The task is the same as in plot_directional_grid.py.
Red circles show the primal objective when inference was run. The green curve shows the approximated primal objective when finding constraints from the cache. The blue shows the objective restricted to the working set. The blue curve is guaranteed to increase in cutting plane training in each step, and provides a lower bound on the primal objective.
In contrast to the caching proposed in [1], we do not produce constraints from the cache as long as possible. A heuristic is used to see whether the cached constraint is strong enough.
Here training is stopped when the green curve goes below the blue curve. This means no strong enough constraint could be found. The fact that the primal objective can go below the cutting plane objective is a result of approximate inference.
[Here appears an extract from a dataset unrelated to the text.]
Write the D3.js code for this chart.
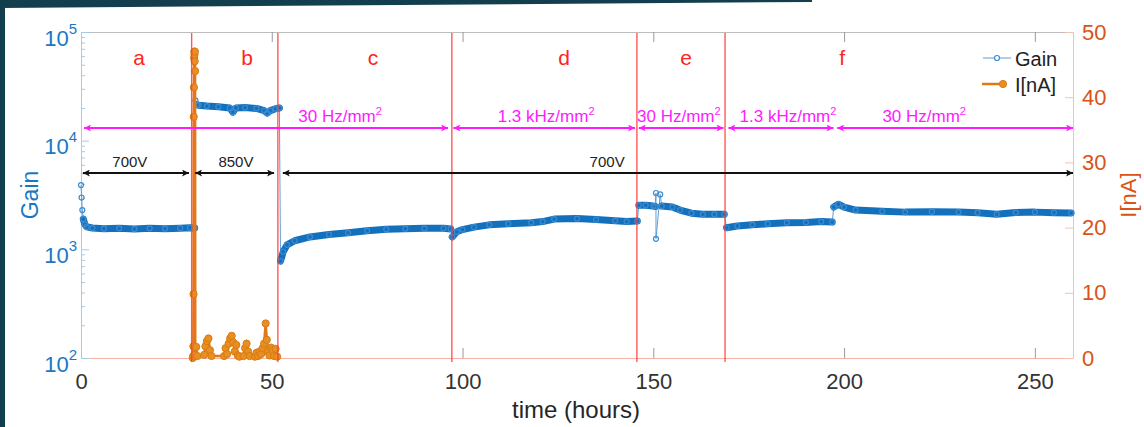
<!DOCTYPE html>
<html>
<head>
<meta charset="utf-8">
<script src="https://cdn.jsdelivr.net/npm/d3@7"></script>
<style>
  html, body { margin: 0; padding: 0; background: #fff; }
  svg { display: block; font-family: "Liberation Sans", Arial, Helvetica, sans-serif; }
</style>
</head>
<body>
<div id="chart"></div>
<script>
// gain readings per period [hours, gain]
const gainStart = [[0,3900],[0.15,3000],[0.35,2300]];
const gainA = [[0.6,1900],[1,1700],[1.5,1610],[3,1570],[6,1550],[10,1560],[14,1540],[18,1560],[22,1550],[26,1565],[28.5,1580],[29.8,1570]];
const gainJump = [[30.0,23500]];
const gainB = [[30.4,21500],[30.8,21200],[33,20800],[36,20500],[39,20000],[39.8,18300],[40.6,20000],[43,20200],[46,19800],[48,18900],[48.8,17900],[49.6,18900],[51,19700],[52,20000]];
const gainC = [[52.3,780],[53,950],[54,1100],[56,1200],[60,1300],[65,1370],[70,1420],[75,1480],[80,1530],[85,1550],[90,1560],[95,1560],[96.9,1540]];
const gainD = [[97.3,1300],[98.5,1450],[100,1520],[103,1600],[107,1680],[112,1720],[118,1760],[121,1800],[124,1900],[130,1920],[135,1880],[140,1830],[143,1800],[145.8,1820]];
const gainE1 = [[146.2,2550],[148,2550],[150,2500],[150.5,2480]];
const gainOutliers = [[150.7,3300],[150.7,1250],[151.8,3200]];
const gainE2 = [[152.2,2500],[155,2450],[157,2300],[160,2150],[163,2100],[166,2100],[168.6,2100]];
const gainF1 = [[169.2,1580],[172,1640],[176,1680],[180,1720],[185,1760],[190,1770],[194,1800],[196.9,1780]];
const gainF2 = [[197.3,2450],[198.5,2600],[200,2450],[203,2300],[210,2240],[216,2200],[223,2220],[230,2200],[235,2170],[240,2100],[245,2180],[250,2200],[255,2170],[259.5,2160]];

// current readings [hours, nA]
const current = [[29.3,0],[29.4,0.3],[29.45,1.8],[29.5,9.8],[29.55,37],[29.6,41.5],[29.65,46],[29.7,47],[29.75,46.5],[29.8,45.5],[29.85,47],[29.9,44],[29.95,0.5],[30.2,1.7],[30.5,0.3],
  [32.3,0.5],[32.6,1.8],[33.0,2.6],[33.4,3.0],[33.8,1.2],[34.2,0.3],
  [37.5,0.3],[37.9,1.5],[38.3,0.6],[38.7,2.2],[39.1,3.0],[39.5,3.4],[39.9,2.4],[40.3,1.0],[40.7,2.0],[41.1,0.4],[41.5,0.2],
  [42.6,0.3],[43.0,1.5],[43.4,2.2],[43.8,1.0],[44.2,0.3],
  [45.6,0.2],[46.0,0.8],[46.4,0.3],[46.8,1.0],[47.2,0.6],[47.6,1.5],[48.0,2.2],[48.4,5.3],[48.7,2.8],[49.0,1.0],[49.4,0.4],[49.8,1.6],[50.2,1.2],[50.6,0.3],[51.0,1.4],[51.4,0.2]];

// period boundaries and labels
const boundaries = [29.0, 51.6, 97.2, 145.7, 168.8];
const periodNames = ['a','b','c','d','e','f'];
const periodNameT = [15.2, 43.5, 76.5, 126.6, 158.6, 199.5];

// rate arrows
const rateSpans = [[0.8,96.2],[97.6,145.2],[146.2,168.4],[169.7,197.2],[198.2,260]];
const rateText = ['30 Hz/mm','1.3 kHz/mm','30 Hz/mm','1.3 kHz/mm','30 Hz/mm'];
const rateTextT = [67.9, 121.9, 156.7, 185.3, 221];

// voltage arrows
const voltSpans = [[0.5,28.3],[29.9,50.6],[52.9,260]];
const voltText = ['700V','850V','700V'];
const voltTextT = [12.8, 40.6, 137.9];

const xTicks = [0,50,100,150,200,250];
const gainTicks = [1e2,1e3,1e4,1e5];
const currentTicks = [0,10,20,30,40,50];

const W = 1144, H = 427;
const svg = d3.select('#chart').append('svg').attr('width', W).attr('height', H);

// slide frame
svg.append('rect').attr('x',0).attr('y',0).attr('width',5).attr('height',H).attr('fill','#133e4e');
svg.append('path').attr('d','M0,0 L812,0 L812,2 L0,8 Z').attr('fill','#133e4e');

const x = d3.scaleLinear().domain([0,260]).range([81,1073]);
const yG = d3.scaleLog().domain([100,1e5]).range([358,32]);
const yI = d3.scaleLinear().domain([0,50]).range([358,32]);

const defs = svg.append('defs');
function head(id, color) {
  defs.append('marker').attr('id', id)
    .attr('viewBox','0 0 10 10').attr('refX',10).attr('refY',5)
    .attr('markerWidth',10).attr('markerHeight',7)
    .attr('markerUnits','userSpaceOnUse').attr('orient','auto-start-reverse')
    .append('path').attr('d','M0,0 L10,5 L0,10 L2.5,5 Z').attr('fill', color);
}
head('hm','#ff1aff');
head('hk','#111');

// axes
const gTop = svg.append('g').attr('transform','translate(0,32)')
  .call(d3.axisTop(x).tickValues(xTicks.slice(1)).tickSizeInner(-10).tickSizeOuter(0).tickFormat(''));
gTop.select('.domain').attr('stroke','#bdbdbd');
gTop.selectAll('.tick line').attr('stroke','#9a9a9a');

const gBot = svg.append('g').attr('transform','translate(0,358)')
  .call(d3.axisBottom(x).tickValues(xTicks).tickSizeInner(-10).tickSizeOuter(0).tickPadding(15));
gBot.select('.domain').attr('stroke','#f5b2a4');
gBot.selectAll('.tick line').attr('stroke','#9a9a9a').filter(d => d === 0).remove();
gBot.selectAll('.tick text').attr('font-size',22).attr('fill','#333').attr('font-family',null);

const gLeft = svg.append('g').attr('transform','translate(81,0)');
gLeft.call(d3.axisLeft(yG).tickValues(d3.range(2,10).flatMap(m => [m*100, m*1000, m*10000])).tickSizeInner(-4).tickSizeOuter(0).tickFormat(''));
gLeft.call(g => g.selectAll('.tick line').attr('stroke','#a7cbe7'));
const gLeftMaj = svg.append('g').attr('transform','translate(81,0)')
  .call(d3.axisLeft(yG).tickValues(gainTicks).tickSizeInner(-8).tickSizeOuter(0).tickPadding(4).tickFormat(''));
gLeft.select('.domain').attr('stroke','#a7cbe7');
gLeftMaj.select('.domain').attr('stroke','#a7cbe7');
gLeftMaj.selectAll('.tick line').attr('stroke','#a7cbe7');
gLeftMaj.selectAll('.tick text').each(function(d) {
  const t = d3.select(this).attr('dy', null).attr('y', 13).attr('x', -4)
    .attr('font-size', 22).attr('fill', '#1a78c2').attr('font-family', null);
  t.text('10');
  t.append('tspan').attr('dy', -12).attr('font-size', 15).text(Math.round(Math.log10(d)));
});

const gRight = svg.append('g').attr('transform','translate(1073,0)')
  .call(d3.axisRight(yI).tickValues(currentTicks).tickSizeInner(-8).tickSizeOuter(0).tickPadding(9));
gRight.select('.domain').attr('stroke','#f3c3b2');
gRight.selectAll('.tick line').attr('stroke','#f3c3b2');
gRight.selectAll('.tick text').attr('font-size',22).attr('fill','#d95319').attr('font-family',null);

// axis titles
svg.append('text').attr('transform','translate(38,195) rotate(-90)').attr('text-anchor','middle')
  .attr('font-size',23).attr('fill','#1a78c2').text('Gain');
svg.append('text').attr('transform','translate(1136,195) rotate(-90)').attr('text-anchor','middle')
  .attr('font-size',22).attr('fill','#d95319').text('I[nA]');
svg.append('text').attr('x',576).attr('y',418).attr('text-anchor','middle')
  .attr('font-size',24).attr('fill','#262626').text('time (hours)');

// gain: thin connecting line plus dense band
const allGain = [].concat(gainStart, gainA, gainJump, gainB, gainC, gainD, gainE1, gainOutliers, gainE2, gainF1, gainF2);
const gLine = d3.line().x(d => x(d[0])).y(d => yG(d[1]));
svg.append('path').attr('d', gLine(allGain)).attr('fill','none').attr('stroke','#5d9fd6').attr('stroke-width',1);
[gainA, gainB, gainC, gainD, gainE1, gainE2, gainF1, gainF2].forEach(seg => {
  svg.append('path').attr('d', gLine(seg)).attr('fill','none').attr('stroke','#1370bd')
    .attr('stroke-width',7).attr('stroke-linecap','round').attr('stroke-linejoin','round');
});
svg.append('g').selectAll('circle').data(allGain).join('circle')
  .attr('cx', d => x(d[0])).attr('cy', d => yG(d[1])).attr('r', 2.5)
  .attr('fill','none').attr('stroke','#3d8bd0').attr('stroke-width',1.2);

// current
const iLine = d3.line().x(d => x(d[0])).y(d => yI(d[1]));
svg.append('path').attr('d', iLine(current)).attr('fill','none').attr('stroke','#e07a16').attr('stroke-width',2.5);
svg.append('g').selectAll('circle').data(current).join('circle')
  .attr('cx', d => x(d[0])).attr('cy', d => yI(d[1])).attr('r', 3.6)
  .attr('fill','#e8901f').attr('stroke','#d97a16').attr('stroke-width',1);

// period boundaries
svg.append('g').selectAll('line').data(boundaries).join('line')
  .attr('x1', d => x(d)).attr('x2', d => x(d)).attr('y1', 33).attr('y2', 362)
  .attr('stroke','#ff3b3b').attr('stroke-width',1.4).attr('opacity',0.85);

svg.append('g').selectAll('text').data(periodNames).join('text')
  .attr('x', (d, i) => x(periodNameT[i])).attr('y', 65).attr('text-anchor','middle')
  .attr('font-size',21).attr('fill','#ff2222').text(d => d);

// rate arrows
svg.append('g').selectAll('line').data(rateSpans).join('line')
  .attr('x1', d => x(d[0])).attr('x2', d => x(d[1])).attr('y1',128).attr('y2',128)
  .attr('stroke','#ff1aff').attr('stroke-width',2)
  .attr('marker-start','url(#hm)').attr('marker-end','url(#hm)');
const rt = svg.append('g').selectAll('text').data(rateText).join('text')
  .attr('x', (d, i) => x(rateTextT[i])).attr('y', 122).attr('text-anchor','middle')
  .attr('font-size',17).attr('fill','#ff1aff').text(d => d);
rt.append('tspan').attr('dy',-7).attr('font-size',11).text('2');

// voltage arrows
svg.append('g').selectAll('line').data(voltSpans).join('line')
  .attr('x1', d => x(d[0])).attr('x2', d => x(d[1])).attr('y1',173).attr('y2',173)
  .attr('stroke','#111').attr('stroke-width',2)
  .attr('marker-start','url(#hk)').attr('marker-end','url(#hk)');
svg.append('g').selectAll('text').data(voltText).join('text')
  .attr('x', (d, i) => x(voltTextT[i])).attr('y', 167).attr('text-anchor','middle')
  .attr('font-size',15).attr('fill','#222').text(d => d);

// legend
const lg = svg.append('g');
lg.append('line').attr('x1',983).attr('x2',1011).attr('y1',58).attr('y2',58).attr('stroke','#5d9fd6').attr('stroke-width',1);
lg.append('circle').attr('cx',997).attr('cy',58).attr('r',2.5).attr('fill','#fff').attr('stroke','#3d8bd0').attr('stroke-width',1.2);
lg.append('text').attr('x',1015).attr('y',66).attr('font-size',20).attr('fill','#222').text('Gain');
lg.append('line').attr('x1',982).attr('x2',1004).attr('y1',84).attr('y2',84).attr('stroke','#e07a16').attr('stroke-width',2.5);
lg.append('circle').attr('cx',1003).attr('cy',84).attr('r',3.6).attr('fill','#e8901f').attr('stroke','#d97a16');
lg.append('text').attr('x',1015).attr('y',92).attr('font-size',20).attr('fill','#222').text('I[nA]');
</script>
</body>
</html>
The real most violating constraint could not be found, leading to underestimating the primal objective.
See plot_exact_learning.py for a way to deal with this.
Script output:
Training 1-slack dual structural SVM
new constraint too weak.
new constraint too weak.
new constraint too weak.
new constraint too weak.
no additional constraints
OneSlackSSVM(C=1, break_on_bad=False, cache_tol=auto, check_constraints=True,
inactive_threshold=1e-10, inactive_window=50, inference_cache=100,
logger=None, max_iter=1000,
model=DirectionalGridCRF(n_states: 3, inference_method: qpbo),
n_jobs=-1, positive_constraint=None, show_loss_every=10,
switch_to=None, tol=0.1, verbose=0)
Iterations: 192
Objective: 502.445839
Gap: -19.767398
Python source code: plot_objective_curve.py
import numpy as np
from pystruct.models import DirectionalGridCRF
import pystruct.learners as ssvm
import pystruct.toy_datasets as toy
from pystruct.plot_learning import plot_learning
X, Y = toy.generate_blocks_multinomial(noise=2, n_samples=20, seed=1)
n_labels = len(np.unique(Y))
crf = DirectionalGridCRF(n_states=n_labels, inference_method="qpbo",
neighborhood=4)
clf = ssvm.OneSlackSSVM(model=crf, max_iter=1000, C=1, verbose=0,
check_constraints=True, n_jobs=-1, inference_cache=100,
inactive_window=50, tol=.1, show_loss_every=10)
clf.fit(X, Y)
plot_learning(clf, time=False)
Total running time of the example: 19.08 seconds